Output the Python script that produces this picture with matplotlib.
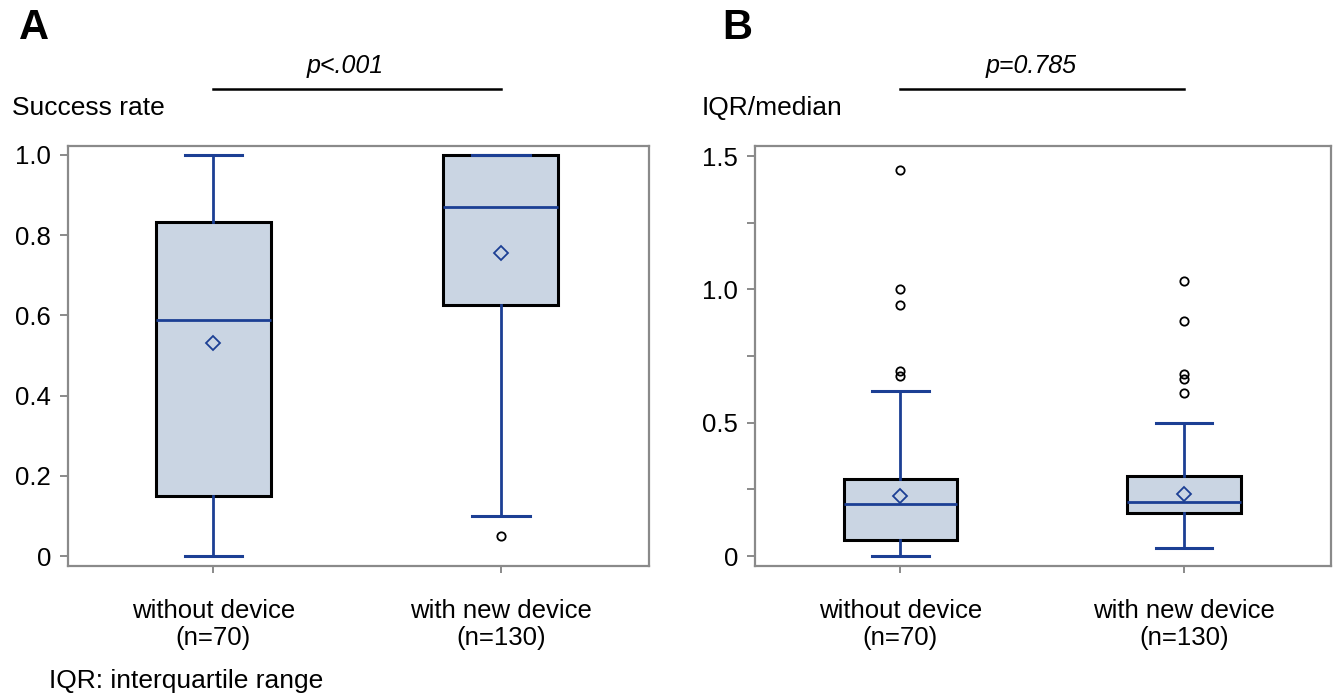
import matplotlib
matplotlib.use('Agg')
import matplotlib.pyplot as plt

plt.rcParams['font.family'] = ['Liberation Sans', 'DejaVu Sans']

# group labels
groups = ['without device\n(n=70)', 'with new device\n(n=130)']

# Panel A: success rate (box stats)
a_low = [0.0, 0.10]
a_q1 = [0.15, 0.625]
a_med = [0.588, 0.870]
a_q3 = [0.833, 1.0]
a_high = [1.0, 1.0]
a_mean = [0.532, 0.755]
a_fliers = [[], [0.05]]

# Panel B: IQR/median
b_low = [0.0, 0.031]
b_q1 = [0.061, 0.161]
b_med = [0.196, 0.201]
b_q3 = [0.29, 0.301]
b_high = [0.62, 0.50]
b_mean = [0.225, 0.234]
b_fliers = [[0.674, 0.692, 0.94, 1.0, 1.449], [0.611, 0.665, 0.684, 0.88, 1.03]]

a_ticks = [0, 0.2, 0.4, 0.6, 0.8, 1.0]
a_ticklabels = ['0', '0.2', '0.4', '0.6', '0.8', '1.0']
b_ticks = [0, 0.25, 0.5, 0.75, 1.0, 1.25, 1.5]
b_ticklabels = ['0', '', '0.5', '', '1.0', '', '1.5']

BLUE = '#1c3f94'
FILL = '#cad5e3'
GRAY = '#8a8a8a'


def make_stats(low, q1, med, q3, high, mean, fliers):
    stats = []
    for i in range(len(low)):
        stats.append(dict(whislo=low[i], q1=q1[i], med=med[i], q3=q3[i],
                          whishi=high[i], mean=mean[i], fliers=fliers[i]))
    return stats


def draw_panel(ax, stats, ylim, xlim, ticks, ticklabels):
    ax.bxp(stats, positions=[1, 2], widths=0.4, showmeans=True,
           patch_artist=True, capwidths=0.2,
           boxprops=dict(facecolor=FILL, edgecolor='black', linewidth=2.2),
           whiskerprops=dict(color=BLUE, linewidth=2),
           capprops=dict(color=BLUE, linewidth=2.2),
           medianprops=dict(color=BLUE, linewidth=2),
           meanprops=dict(marker='D', markerfacecolor='none', markeredgecolor=BLUE,
                          markersize=7, markeredgewidth=1.3),
           flierprops=dict(marker='o', markerfacecolor='none', markeredgecolor='black',
                           markersize=6, markeredgewidth=1.3))
    ax.set_xlim(*xlim)
    ax.set_ylim(*ylim)
    ax.set_yticks(ticks)
    ax.set_yticklabels(ticklabels)
    ax.set_xticks([1, 2])
    ax.set_xticklabels(groups, linespacing=1.15)
    for s in ax.spines.values():
        s.set_color(GRAY)
        s.set_linewidth(1.6)
    ax.tick_params(axis='y', direction='out', length=6, width=1.4, color=GRAY,
                   labelsize=18.5, pad=6)
    ax.tick_params(axis='x', direction='out', length=5, width=1.4, color=GRAY,
                   labelsize=18.5, pad=19)


fig = plt.figure(figsize=(13.36, 6.94), dpi=100)
axA = fig.add_axes([0.0507, 0.1844, 0.4351, 0.6056])
axB = fig.add_axes([0.5651, 0.1844, 0.4308, 0.6056])

draw_panel(axA, make_stats(a_low, a_q1, a_med, a_q3, a_high, a_mean, a_fliers),
           (-0.025, 1.023), (0.494, 2.515), a_ticks, a_ticklabels)
draw_panel(axB, make_stats(b_low, b_q1, b_med, b_q3, b_high, b_mean, b_fliers),
           (-0.0375, 1.5385), (0.488, 2.516), b_ticks, b_ticklabels)

# panel letters and axis titles
fig.text(19 / 1336, 1 - 28 / 694, 'A', fontsize=30, fontweight='bold', va='center', ha='left')
fig.text(722 / 1336, 1 - 28 / 694, 'B', fontsize=30, fontweight='bold', va='center', ha='left')
fig.text(12 / 1336, 1 - 108 / 694, 'Success rate', fontsize=19, va='center', ha='left')
fig.text(702 / 1336, 1 - 108 / 694, 'IQR/median', fontsize=19, va='center', ha='left')

# significance bars
for ax, label in [(axA, 'p<.001'), (axB, 'p=0.785')]:
    ax.plot([1, 2], [1 + 57 / 420.3] * 2, transform=ax.get_xaxis_transform(),
            color='black', linewidth=1.8, clip_on=False)
    ax.text(1.46, 1 + 80 / 420.3, label, transform=ax.get_xaxis_transform(),
            fontsize=18, style='italic', ha='center', va='center')

fig.text(49 / 1336, 1 - 688 / 694, 'IQR: interquartile range', fontsize=19,
         va='baseline', ha='left')

fig.savefig('out.png', dpi=100)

▶ **WHAT IS ASKED**: Each line from the top of the material through the line containing "groups = ['without" should be reproduced exactly; please drop any images.

▶ **RESPONSE**:
Output the Python script that produces this picture with matplotlib.
import matplotlib
matplotlib.use('Agg')
import matplotlib.pyplot as plt

plt.rcParams['font.family'] = ['Liberation Sans', 'DejaVu Sans']

# group labels
groups = ['without device\n(n=70)', 'with new device\n(n=130)']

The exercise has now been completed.